Vroomans' Quilts said...

It was bitter here yesterday (and for the whole weekend) and just walking to the car was more than I could handle. I don't think whistling would be what you heard from me if I was working on 'Whiskers'. I have one of her smaller pieces and may pass it on to someone else to enjoy.

DeeDee said...

That camper looks awesome! And I hear you on the knee thing. I've got RA and I had surgery on it in September to remove a large nodule. I have several ice packs and they are always in use. I'll be interested to hear how the next batch of bread comes out and the bagels, too!

WoolenSails said...

Looks like a nice camper and I do like the idea of that type if we get a truck, would be easier to take off in.
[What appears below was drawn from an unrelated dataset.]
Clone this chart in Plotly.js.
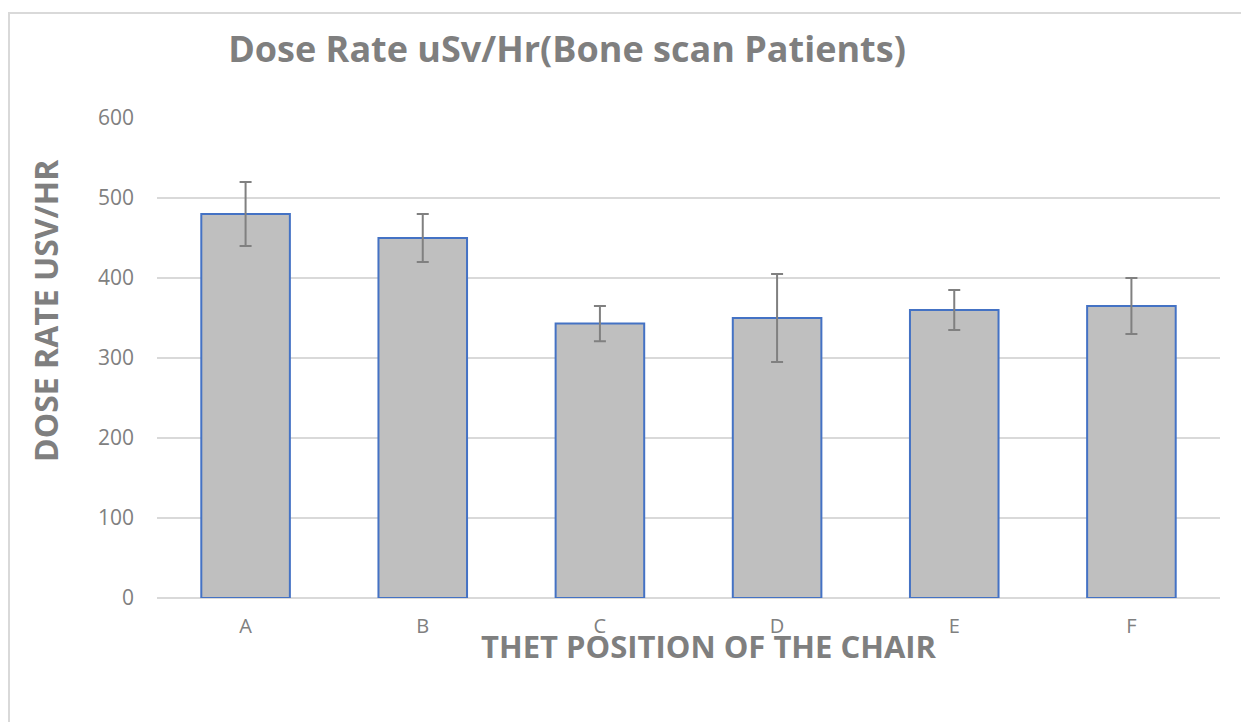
<!DOCTYPE html>
<html>
<head>
<meta charset="utf-8">
<script src="https://cdn.plot.ly/plotly-3.0.1.min.js"></script>
<style>
  html, body { margin: 0; padding: 0; background: #ffffff; }
  #wrap { position: relative; width: 1241px; height: 722px; overflow: hidden; }
  #frame { position: absolute; left: 8px; top: 12px; width: 1400px; height: 900px;
           border: 2px solid #d9d9d9; box-sizing: border-box; }
  #chart { position: absolute; left: 0; top: 0; width: 1241px; height: 722px; }
</style>
</head>
<body>
<div id="wrap">
  <div id="frame"></div>
  <div id="chart"></div>
</div>
<script>
const categories = ['A', 'B', 'C', 'D', 'E', 'F'];
const doseRate = [480, 450, 343, 350, 360, 365];
const errorValues = [40, 30, 22, 55, 25, 35];
const yTickValues = [0, 100, 200, 300, 400, 500, 600];

const chartTitle = 'Dose Rate uSv/Hr(Bone scan Patients)';
const xTitle = 'THET POSITION OF THE CHAIR';
const yTitle = 'DOSE RATE USV/HR';

const textGray = '#7f7f7f';
const font = '"Open Sans", "Liberation Sans", sans-serif';

const trace = {
  type: 'bar',
  x: categories,
  y: doseRate,
  marker: { color: '#bfbfbf', line: { color: '#4472c4', width: 2 } },
  error_y: { type: 'data', array: errorValues, visible: true,
             color: '#808080', thickness: 2, width: 6 },
  hoverinfo: 'x+y'
};

const layout = {
  width: 1241, height: 722,
  margin: { l: 157, r: 21, t: 118, b: 124 },
  paper_bgcolor: 'rgba(0,0,0,0)',
  plot_bgcolor: 'rgba(0,0,0,0)',
  showlegend: false,
  bargap: 0.5,
  font: { family: font, color: textGray },
  title: {
    text: '<b>' + chartTitle + '</b>',
    font: { family: font, size: 36, color: textGray },
    xref: 'container', yref: 'container',
    x: 567 / 1241, y: 1 - 49 / 722, xanchor: 'center', yanchor: 'middle'
  },
  xaxis: {
    type: 'category',
    tickfont: { family: font, size: 20, color: '#808080' },
    showgrid: false, zeroline: false, showline: false,
    ticks: '', ticklabelstandoff: 14,
    title: { text: '' }
  },
  yaxis: {
    range: [0, 600],
    tickvals: yTickValues,
    tickfont: { family: font, size: 21, color: '#808080' },
    showgrid: true, gridcolor: '#d9d9d9', gridwidth: 2,
    zeroline: true, zerolinecolor: '#d9d9d9', zerolinewidth: 2,
    showline: false, ticks: '', ticklabelstandoff: 22,
    title: { text: '' }
  },
  annotations: [
    {
      text: '<b>' + xTitle + '</b>',
      xref: 'paper', yref: 'paper',
      x: (709 - 157) / 1063, y: -(646 - 598) / 480,
      xanchor: 'center', yanchor: 'middle', showarrow: false,
      font: { family: font, size: 31, color: textGray }
    },
    {
      text: '<b>' + yTitle + '</b>',
      xref: 'paper', yref: 'paper',
      x: -(157 - 45) / 1063, y: (598 - 311) / 480,
      xanchor: 'center', yanchor: 'middle', showarrow: false, textangle: -90,
      font: { family: font, size: 32, color: textGray }
    }
  ]
};

Plotly.newPlot('chart', [trace], layout, { displayModeBar: false, staticPlot: true });
</script>
</body>
</html>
Love how your quilt is coming out.

Debbie

claudia said...

That camper is like a mansion! Wow! It's amazing what is being made these days for leisure homes. I'm looking into a little old Toyota Dolphin for my camping adventures. I'll probably use it once a year, to go to California for visits with friends and family. I need a small RV so I can take all my dogs with me and not drive people nuts with my critters while visiting.
That Whiskers quilt is looking good. You have such patience!

Brown Family said...

I am getting close to finishing Ernestine. Waiting on the next one to arrive!It is amazing how much space is in a camper! I remember the first ones that had no frills!

Wendy Tuma said...

I wondered where you were yesterday, but you were having some fun. That camper is amazing! You are making really good progress with that quilt; I'm not sure I'd ever tackle it. Enjoy your day! Wendy at piecefulthoughts@gmail.com

Dana Gaffney said...

Beautiful walk but I felt sorry for the egret, he's probably wondering how he's going to eat.
How do you keep the chairs from moving around when you're driving in that camper, I figure the table could be bolted down.
I kind of miss Smitty in the middle of the quilt, it looks a little empty to me now, :)

Quilter Kathy said...

Just love the bag lady of the month! Every detail of the block is fun... the puppy, the wine in the bag, the sparkly buttons and the pretty patch on the raggedy coat... love it!
The wine stitchery looks like a fun block!
Love the egret photo!

Denise :) said...

The camper is impressive . . . gracious, I'm amazed it fits on the truck! Your quilting bag gal is great! I can almost hear her as she arrives for a stitch-in!! :)

Susan said...

Impressive camper. I admire you tenacity with the quilt. The tree reminds my of the bark on a sycamore tree.

quiltzyx said...

Wow that is a nice camper! I was wondering the same as Dana, about the table & chairs wandering when you're traveling.
You sure finished the Bag lady fast!

Kate said...

That camper fits on the back of a truck? Wow! Hard to imagine that! Glad that you were able to work out your dilemma on Wind in the Whiskers, it's looking great. Hopefully all the horrible wet and cold stuff is done and you are in the warm up phase. They say we'll get an ice storm this weekend. Hopefully the forecast will change, it often does.

Soma @ whimsandfancies.com said...

Brr! That’s cold! Lovely photos and a beautiful quilt. Hope you knee is feeling better now.

Thank you so much for linking up on Wandering Camera!